- _Requirement_
Reproduce the lines of the material exactly, excluding every image.

▼▼▼

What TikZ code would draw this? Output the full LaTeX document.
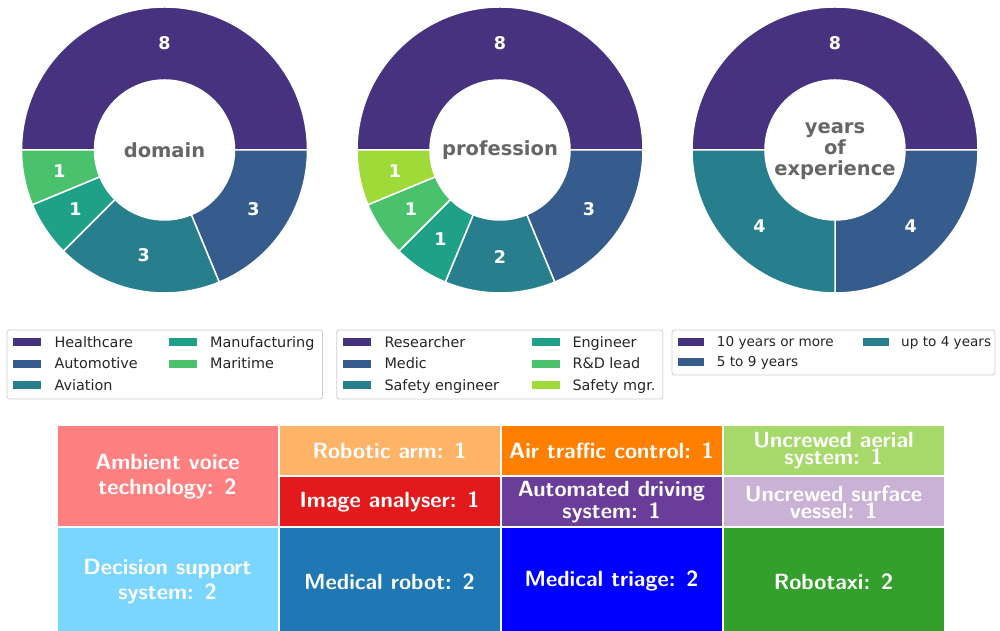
\documentclass[tikz,border=0pt]{standalone}
\usepackage{fontspec}
\setmainfont{DejaVu Sans}
\usepackage{tikz}

\definecolor{vA}{HTML}{46327E}
\definecolor{vB}{HTML}{365C8D}
\definecolor{vC}{HTML}{277F8E}
\definecolor{vD}{HTML}{1FA187}
\definecolor{vE}{HTML}{4AC16D}
\definecolor{vF}{HTML}{A0DA39}
\definecolor{tmSalmon}{HTML}{FF8080}
\definecolor{tmApricot}{HTML}{FFB366}
\definecolor{tmRed}{HTML}{E31A1C}
\definecolor{tmOrange}{HTML}{FF7F00}
\definecolor{tmPurple}{HTML}{6A3D9A}
\definecolor{tmLime}{HTML}{A6D96A}
\definecolor{tmLilac}{HTML}{CAB2D6}
\definecolor{tmSky}{HTML}{7AD5FF}
\definecolor{tmBlue}{HTML}{1F78B4}
\definecolor{tmPure}{HTML}{0000FF}
\definecolor{tmGreen}{HTML}{33A02C}

\begin{document}
\begin{tikzpicture}[x=1pt,y=1pt]
	\tikzstyle{wedge}=[draw=white, line width=1.5pt, line join=round]
	\tikzstyle{count}=[text=white, inner sep=0pt, font=\fontsize{17.5}{20}\selectfont\bfseries]
	\tikzstyle{hole}=[text=black!60, inner sep=0pt, align=center, font=\fontsize{19.5}{21}\selectfont\bfseries]
	\tikzstyle{legbox}=[draw=black!20, line width=0.8pt, rounded corners=2.5pt, fill=white]
	\tikzstyle{swatch}=[minimum width=28pt, minimum height=8pt, inner sep=0pt]
	\tikzstyle{entry}=[anchor=base west, inner sep=0pt, yshift=-5.2pt, text=black!85, font=\fontsize{14.4}{16}\selectfont]
	\tikzstyle{cell}=[draw=white, line width=2pt, anchor=south west, inner sep=0pt, minimum width=222pt, text=white, align=center, font=\sffamily\bfseries\fontsize{22}{25}\selectfont]
	\tikzstyle{tight}=[font=\sffamily\bfseries\fontsize{22}{17}\selectfont]
	\useasboundingbox (0,0) rectangle (1000,631);

	% domain
	\begin{scope}[shift={(164.5,481)}]
		\foreach \a/\b/\c in {180/0/vA, 0/-67.5/vB, -67.5/-135/vC, -135/-157.5/vD, -157.5/-180/vE}
			\filldraw[wedge, fill=\c] (\a:143) arc[start angle=\a, end angle=\b, radius=143] -- (\b:70) arc[start angle=\b, end angle=\a, radius=70] -- cycle;
		\foreach \m/\v [count=\i] in {90/8, -33.75/3, -101.25/3, -146.25/1, -168.75/1}
			\node[count] (dom\i) at (\m:107) {\v};
		\node[hole] (domain) at (0,0) {domain};
	\end{scope}

	% profession
	\begin{scope}[shift={(500,481)}]
		\foreach \a/\b/\c in {180/0/vA, 0/-67.5/vB, -67.5/-112.5/vC, -112.5/-135/vD, -135/-157.5/vE, -157.5/-180/vF}
			\filldraw[wedge, fill=\c] (\a:143) arc[start angle=\a, end angle=\b, radius=143] -- (\b:70) arc[start angle=\b, end angle=\a, radius=70] -- cycle;
		\foreach \m/\v [count=\i] in {90/8, -33.75/3, -90/2, -123.75/1, -146.25/1, -168.75/1}
			\node[count] (pro\i) at (\m:107) {\v};
		\node[hole] (profession) at (0,0) {profession};
	\end{scope}

	% years of experience
	\begin{scope}[shift={(835,481)}]
		\foreach \a/\b/\c in {180/0/vA, 0/-90/vB, -90/-180/vC}
			\filldraw[wedge, fill=\c] (\a:143) arc[start angle=\a, end angle=\b, radius=143] -- (\b:70) arc[start angle=\b, end angle=\a, radius=70] -- cycle;
		\foreach \m/\v [count=\i] in {90/8, -45/4, -135/4}
			\node[count] (exp\i) at (\m:107) {\v};
		\node[hole] (experience) at (0,-1) {years\\of\\experience};
	\end{scope}

	% legends
	\draw[legbox] (7,232) rectangle (322.5,301);
	\foreach \y/\c/\t [count=\i] in {289/vA/Healthcare, 267.3/vB/Automotive, 245.7/vC/Aviation}{
		\node[swatch, fill=\c] (domS\i) at (27.2,\y) {};
		\node[entry] (domT\i) at (54.3,\y) {\t};
	}
	\foreach \y/\c/\t [count=\i] in {289/vD/Manufacturing, 267.3/vE/Maritime}{
		\node[swatch, fill=\c] (domU\i) at (183.3,\y) {};
		\node[entry] (domV\i) at (210,\y) {\t};
	}

	\draw[legbox] (336.7,232) rectangle (662.7,301);
	\foreach \y/\c/\t [count=\i] in {289/vA/Researcher, 267.3/vB/Medic, 245.7/vC/Safety engineer}{
		\node[swatch, fill=\c] (proS\i) at (357.2,\y) {};
		\node[entry] (proT\i) at (384.3,\y) {\t};
	}
	\foreach \y/\c/\t [count=\i] in {289/vD/Engineer, 267.3/vE/R\&D lead, 245.7/vF/Safety mgr.}{
		\node[swatch, fill=\c] (proU\i) at (545.5,\y) {};
		\node[entry] (proV\i) at (572.3,\y) {\t};
	}

	\draw[legbox] (672,256) rectangle (995,301);
	\node[swatch, minimum width=26pt, fill=vA] (expS1) at (691.3,289.3) {};
	\node[entry, font=\fontsize{13.6}{15}\selectfont] (expT1) at (716.7,289.3) {10 years or more};
	\node[swatch, minimum width=26pt, fill=vB] (expS2) at (691.3,269.3) {};
	\node[entry, font=\fontsize{13.6}{15}\selectfont] (expT2) at (716.7,269.3) {5 to 9 years};
	\node[swatch, minimum width=26pt, fill=vC] (expU1) at (875.8,289.3) {};
	\node[entry, font=\fontsize{13.6}{15}\selectfont] (expV1) at (901,289.3) {up to 4 years};

	% treemap
	\node[cell, fill=tmSalmon, minimum height=102pt] (ambient) at (55.5,102.5) {Ambient voice\\technology: 2};
	\node[cell, fill=tmApricot, minimum height=51pt] (arm) at (277.5,153.5) {Robotic arm: 1};
	\node[cell, fill=tmRed, minimum height=51pt] (image) at (277.5,102.5) {Image analyser: 1};
	\node[cell, fill=tmOrange, minimum height=51pt] (atc) at (499.5,153.5) {Air traffic control: 1};
	\node[cell, tight, fill=tmPurple, minimum height=51pt] (ads) at (499.5,102.5) {Automated driving\\system: 1};
	\node[cell, tight, fill=tmLime, minimum height=51pt] (uas) at (721.5,153.5) {Uncrewed aerial\\system: 1};
	\node[cell, tight, fill=tmLilac, minimum height=51pt] (usv) at (721.5,102.5) {Uncrewed surface\\vessel: 1};
	\node[cell, fill=tmSky, minimum height=107.5pt] (dss) at (55.5,-5) {Decision support\\system: 2};
	\node[cell, fill=tmBlue, minimum height=107.5pt] (robot) at (277.5,-5) {Medical robot: 2};
	\node[cell, fill=tmPure, minimum height=107.5pt] (triage) at (499.5,-5) {Medical triage: 2};
	\node[cell, fill=tmGreen, minimum height=107.5pt] (robotaxi) at (721.5,-5) {Robotaxi: 2};
\end{tikzpicture}
\end{document}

▲▲▲

- _Written reply_
What TikZ code would draw this? Output the full LaTeX document.
\documentclass[tikz,border=0pt]{standalone}
\usepackage{fontspec}
\setmainfont{DejaVu Sans}
\usepackage{tikz}

\definecolor{vA}{HTML}{46327E}
\definecolor{vB}{HTML}{365C8D}
\definecolor{vC}{HTML}{277F8E}
\definecolor{vD}{HTML}{1FA187}
\definecolor{vE}{HTML}{4AC16D}
\definecolor{vF}{HTML}{A0DA39}
\definecolor{tmSalmon}{HTML}{FF8080}
\definecolor{tmApricot}{HTML}{FFB366}
\definecolor{tmRed}{HTML}{E31A1C}
\definecolor{tmOrange}{HTML}{FF7F00}
\definecolor{tmPurple}{HTML}{6A3D9A}
\definecolor{tmLime}{HTML}{A6D96A}
\definecolor{tmLilac}{HTML}{CAB2D6}
\definecolor{tmSky}{HTML}{7AD5FF}
\definecolor{tmBlue}{HTML}{1F78B4}
\definecolor{tmPure}{HTML}{0000FF}
\definecolor{tmGreen}{HTML}{33A02C}

\begin{document}
\begin{tikzpicture}[x=1pt,y=1pt]
	\tikzstyle{wedge}=[draw=white, line width=1.5pt, line join=round]
	\tikzstyle{count}=[text=white, inner sep=0pt, font=\fontsize{17.5}{20}\selectfont\bfseries]
	\tikzstyle{hole}=[text=black!60, inner sep=0pt, align=center, font=\fontsize{19.5}{21}\selectfont\bfseries]
	\tikzstyle{legbox}=[draw=black!20, line width=0.8pt, rounded corners=2.5pt, fill=white]
	\tikzstyle{swatch}=[minimum width=28pt, minimum height=8pt, inner sep=0pt]
	\tikzstyle{entry}=[anchor=base west, inner sep=0pt, yshift=-5.2pt, text=black!85, font=\fontsize{14.4}{16}\selectfont]
	\tikzstyle{cell}=[draw=white, line width=2pt, anchor=south west, inner sep=0pt, minimum width=222pt, text=white, align=center, font=\sffamily\bfseries\fontsize{22}{25}\selectfont]
	\tikzstyle{tight}=[font=\sffamily\bfseries\fontsize{22}{17}\selectfont]
	\useasboundingbox (0,0) rectangle (1000,631);

	% domain
	\begin{scope}[shift={(164.5,481)}]
		\foreach \a/\b/\c in {180/0/vA, 0/-67.5/vB, -67.5/-135/vC, -135/-157.5/vD, -157.5/-180/vE}
			\filldraw[wedge, fill=\c] (\a:143) arc[start angle=\a, end angle=\b, radius=143] -- (\b:70) arc[start angle=\b, end angle=\a, radius=70] -- cycle;
		\foreach \m/\v [count=\i] in {90/8, -33.75/3, -101.25/3, -146.25/1, -168.75/1}
			\node[count] (dom\i) at (\m:107) {\v};
		\node[hole] (domain) at (0,0) {domain};
	\end{scope}

	% profession
	\begin{scope}[shift={(500,481)}]
		\foreach \a/\b/\c in {180/0/vA, 0/-67.5/vB, -67.5/-112.5/vC, -112.5/-135/vD, -135/-157.5/vE, -157.5/-180/vF}
			\filldraw[wedge, fill=\c] (\a:143) arc[start angle=\a, end angle=\b, radius=143] -- (\b:70) arc[start angle=\b, end angle=\a, radius=70] -- cycle;
		\foreach \m/\v [count=\i] in {90/8, -33.75/3, -90/2, -123.75/1, -146.25/1, -168.75/1}
			\node[count] (pro\i) at (\m:107) {\v};
		\node[hole] (profession) at (0,0) {profession};
	\end{scope}

	% years of experience
	\begin{scope}[shift={(835,481)}]
		\foreach \a/\b/\c in {180/0/vA, 0/-90/vB, -90/-180/vC}
			\filldraw[wedge, fill=\c] (\a:143) arc[start angle=\a, end angle=\b, radius=143] -- (\b:70) arc[start angle=\b, end angle=\a, radius=70] -- cycle;
		\foreach \m/\v [count=\i] in {90/8, -45/4, -135/4}
			\node[count] (exp\i) at (\m:107) {\v};
		\node[hole] (experience) at (0,-1) {years\\of\\experience};
	\end{scope}

	% legends
	\draw[legbox] (7,232) rectangle (322.5,301);
	\foreach \y/\c/\t [count=\i] in {289/vA/Healthcare, 267.3/vB/Automotive, 245.7/vC/Aviation}{
		\node[swatch, fill=\c] (domS\i) at (27.2,\y) {};
		\node[entry] (domT\i) at (54.3,\y) {\t};
	}
	\foreach \y/\c/\t [count=\i] in {289/vD/Manufacturing, 267.3/vE/Maritime}{
		\node[swatch, fill=\c] (domU\i) at (183.3,\y) {};
		\node[entry] (domV\i) at (210,\y) {\t};
	}

	\draw[legbox] (336.7,232) rectangle (662.7,301);
	\foreach \y/\c/\t [count=\i] in {289/vA/Researcher, 267.3/vB/Medic, 245.7/vC/Safety engineer}{
		\node[swatch, fill=\c] (proS\i) at (357.2,\y) {};
		\node[entry] (proT\i) at (384.3,\y) {\t};
	}
	\foreach \y/\c/\t [count=\i] in {289/vD/Engineer, 267.3/vE/R\&D lead, 245.7/vF/Safety mgr.}{
		\node[swatch, fill=\c] (proU\i) at (545.5,\y) {};
		\node[entry] (proV\i) at (572.3,\y) {\t};
	}

	\draw[legbox] (672,256) rectangle (995,301);
	\node[swatch, minimum width=26pt, fill=vA] (expS1) at (691.3,289.3) {};
	\node[entry, font=\fontsize{13.6}{15}\selectfont] (expT1) at (716.7,289.3) {10 years or more};
	\node[swatch, minimum width=26pt, fill=vB] (expS2) at (691.3,269.3) {};
	\node[entry, font=\fontsize{13.6}{15}\selectfont] (expT2) at (716.7,269.3) {5 to 9 years};
	\node[swatch, minimum width=26pt, fill=vC] (expU1) at (875.8,289.3) {};
	\node[entry, font=\fontsize{13.6}{15}\selectfont] (expV1) at (901,289.3) {up to 4 years};

	% treemap
	\node[cell, fill=tmSalmon, minimum height=102pt] (ambient) at (55.5,102.5) {Ambient voice\\technology: 2};
	\node[cell, fill=tmApricot, minimum height=51pt] (arm) at (277.5,153.5) {Robotic arm: 1};
	\node[cell, fill=tmRed, minimum height=51pt] (image) at (277.5,102.5) {Image analyser: 1};
	\node[cell, fill=tmOrange, minimum height=51pt] (atc) at (499.5,153.5) {Air traffic control: 1};
	\node[cell, tight, fill=tmPurple, minimum height=51pt] (ads) at (499.5,102.5) {Automated driving\\system: 1};
	\node[cell, tight, fill=tmLime, minimum height=51pt] (uas) at (721.5,153.5) {Uncrewed aerial\\system: 1};
	\node[cell, tight, fill=tmLilac, minimum height=51pt] (usv) at (721.5,102.5) {Uncrewed surface\\vessel: 1};
	\node[cell, fill=tmSky, minimum height=107.5pt] (dss) at (55.5,-5) {Decision support\\system: 2};
	\node[cell, fill=tmBlue, minimum height=107.5pt] (robot) at (277.5,-5) {Medical robot: 2};
	\node[cell, fill=tmPure, minimum height=107.5pt] (triage) at (499.5,-5) {Medical triage: 2};
	\node[cell, fill=tmGreen, minimum height=107.5pt] (robotaxi) at (721.5,-5) {Robotaxi: 2};
\end{tikzpicture}
\end{document}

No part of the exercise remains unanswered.